It's Complicated.  Research On Open Water Swimming

It’s Complicated. Research On Open Water Swimming

Due to the number of deaths in the swim leg in triathlons, there is a growing interest and need to conduct research on the sport of open water swimming. But there is a significant lack of published and ongoing research outside of studies of hypothermia.

But the issue can be complicated.

But any number of organizations, associations, and governing bodies are facing this complicated issue on what to do.

When researchers look at these issues, there are so many variables involved open water swimming that it presents a significant challenge to any research.

The variables are well-known to triathletes and open water swimming and include everything from water temperature, air temperature, humidity, and the amount of solar radiation to wind (surface chop), distance, time in water, swimwear (wetsuit, short wetsuit, no wetsuit), and degree of individual acclimatization to the elements, which of course can be directly linked to training, body fat index, and aerobic conditioning.
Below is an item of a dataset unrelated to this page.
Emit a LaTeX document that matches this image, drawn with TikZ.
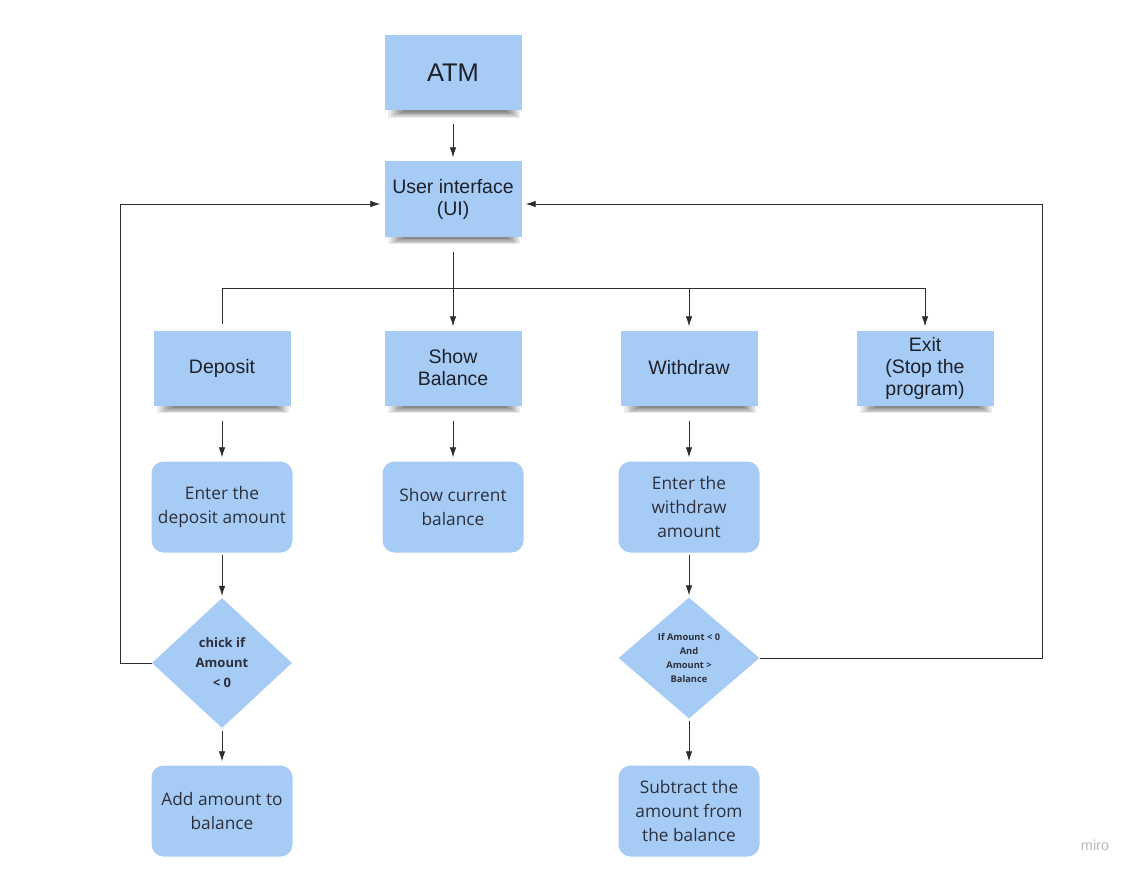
\documentclass[tikz,border=0pt]{standalone}
\usepackage{fontspec}
\setmainfont{Liberation Sans}
\newfontfamily\osans{Open Sans}
\usetikzlibrary{shapes.geometric,arrows.meta,calc,backgrounds}
\definecolor{stickyblue}{RGB}{166,204,245}
\definecolor{txt}{RGB}{30,32,42}
\definecolor{rtxt}{RGB}{45,47,60}
\definecolor{linec}{RGB}{45,45,45}
\definecolor{mirogray}{RGB}{185,185,190}
\newcommand{\stshadow}[1]{%
  \foreach \k in {0,...,7}{%
    \fill[black,opacity=0.075] ($(#1.south west)+(4+\k*2.2,-2)$) rectangle ($(#1.south east)+(-2-\k*1.8,7.5-\k*0.8)$);}}
\tikzset{
  sticky/.style={fill=stickyblue, minimum width=137pt, minimum height=75pt, inner sep=0pt,
    align=center, text=txt, font=\fontsize{19.5}{22}\selectfont},
  rbox/.style={fill=stickyblue, rounded corners=12pt, minimum width=141pt, minimum height=91pt,
    inner sep=0pt, align=center, text=rtxt, font=\osans\fontsize{17.3}{24}\selectfont},
  dia/.style={diamond, fill=stickyblue, inner sep=0pt, align=center, text=rtxt},
  conn/.style={draw=linec, line width=0.8pt},
  arr/.style={conn, -{Latex[length=10pt,width=6.5pt]}},
}
\begin{document}
\begin{tikzpicture}[x=1pt,y=-1pt]
\useasboundingbox (0,0) rectangle (1139,877);
% sticky notes
\node[sticky, font=\fontsize{25.5}{28}\selectfont] (atm) at (453,72.5) {ATM};
\node[sticky] (ui) at (453,199) {User interface\\(UI)};
\node[sticky] (dep) at (222,368) {Deposit};
\node[sticky] (sb) at (453,368) {Show\\Balance};
\node[sticky] (wd) at (689,368) {Withdraw};
\node[sticky] (ex) at (925,368) {Exit\\(Stop the\\program)};
% rounded boxes
\node[rbox] (ed) at (222,507) {Enter the\\deposit amount};
\node[rbox] (sc) at (453,507) {Show current\\balance};
\node[rbox] (ew) at (689,507) {Enter the\\withdraw\\amount};
\node[rbox] (add) at (222,811) {Add amount to\\balance};
\node[rbox] (sub) at (689,811) {Subtract the\\amount from\\the balance};
% diamonds
\node[dia, minimum width=140pt, minimum height=130pt, font=\osans\bfseries\fontsize{13}{20}\selectfont] (d1) at (222,663) {chick if\\Amount\\< 0};
\node[dia, minimum width=141pt, minimum height=121pt, font=\osans\bfseries\fontsize{9.3}{13.7}\selectfont] (d2) at (689,658) {If Amount < 0\\And\\Amount >\\Balance};
% miro mark
\node[text=mirogray, font=\fontsize{14.5}{16}\selectfont, inner sep=0pt] (miro) at (1095,845) {miro};
% shadows
\begin{scope}[on background layer]
\stshadow{atm}\stshadow{ui}\stshadow{dep}\stshadow{sb}\stshadow{wd}\stshadow{ex}
\end{scope}
% connectors
\draw[arr, shorten <=14pt, shorten >=4pt] (atm.south) -- (ui.north);
\coordinate (j) at (453,288);
\draw[conn, shorten <=15pt] (ui.south) -- (j);
\draw[arr, shorten >=4pt] (j) -- (sb.north);
\draw[conn] (dep.north |- j) -- (ex.north |- j);
\draw[conn] (dep.north |- j) -- ([yshift=6pt]dep.north);
\draw[arr, shorten >=4pt] (wd.north |- j) -- (wd.north);
\draw[arr, shorten >=4pt] (ex.north |- j) -- (ex.north);
\draw[arr, shorten <=15pt, shorten >=4pt] (dep.south) -- (ed.north);
\draw[arr, shorten <=15pt, shorten >=4pt] (sb.south) -- (sc.north);
\draw[arr, shorten <=15pt, shorten >=4pt] (wd.south) -- (ew.north);
\draw[arr, shorten <=2pt, shorten >=2pt] (ed.south) -- (d1.north);
\draw[arr, shorten <=2pt, shorten >=2pt] (ew.south) -- (d2.north);
\draw[arr, shorten <=3pt, shorten >=4pt] (d1.south) -- (add.north);
\draw[arr, shorten <=2pt, shorten >=4pt] (d2.south) -- (sub.north);
\draw[arr, shorten >=4pt] (d1.west) -- ++(-31,0) |- ([yshift=-5pt]ui.west);
\draw[arr, shorten >=4pt] (d2.east) -- ++(283,0) |- ([yshift=-5pt]ui.east);
\end{tikzpicture}
\end{document}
This goes without saying that many of the variables in the actual dynamic conditions of a race often change during an event. It could be an upwelling of cold water or a strong wind of warm air or a stiff breeze that turns tranquil water to a lumpy bumpy mess. It could also include amount of water involuntarily ingested by the athlete or the degree of stress felt by the athlete due to the physicality of swimming among a mass of frenzied competitors. In other words: it’s complicated. Then, even if the interpretation of the various research results are synthesized and translated into a policy approved, there will always be critics.

In order to obtain scientifically valid and relevant data in order to begin to establish practical collars, we would suggest that the research is started within a narrow and non-extreme range (e.g., 64-68ºF). Within that narrow range, perhaps researchers and scientists can then determine the effect of many different factors relatively inexpensively (e.g., the effect of wind, distance, time, or the effect of wearing no wetsuit on athletes of different ages and abilities). Once that data is reviewed and accepted, then perhaps the scientific community can expand upwards and downwards. If the scientific community started its research conservatively, they can then build upon that research and data as time and resources allow. Unfortunately, at this time, most associations and governing bodies are dealing with this issue of risk in the open water with a healthy amount of ignorance, and basing their decisions on a limited amount of information and research. There is a need to look outside the current criteria and test limits that are directly relevant to the millions of people who do triathlons and open water swims in dynamic conditions in open bodies of water. A vast majority of these participants are not as physically fit as teenage and young adult elite swimmers with low body fat who regularly train their bodies rigorously. That is, many participants are working adults with a limited amount of time to train and a relatively small amount of experience in open water acclimatization and training.

So research must eventually include these types of participants in its research so the endurance sports community can understand what happens to the human body when individuals swim in water that is as high as FINA’s upper limit of 31°C (87.8°F) or as low as 10°C (50°F) in order to include some of the more extreme lower temperatures faced by triathletes and open water swimmers.

Naturally, researchers and administrators want cut-and-dry numbers and facts. But the variances in human physiological responses run counter to the desire for specific numbers and rules. But like a human body facing the common cold or cancer, individuals react vastly different in the horizontal position under extreme water and air temperatures and conditions. When these variances in conditions and human responses are sufficiently addressed in research, then the governing bodies will have a much better body of information to then make decisions and memorialized with rules.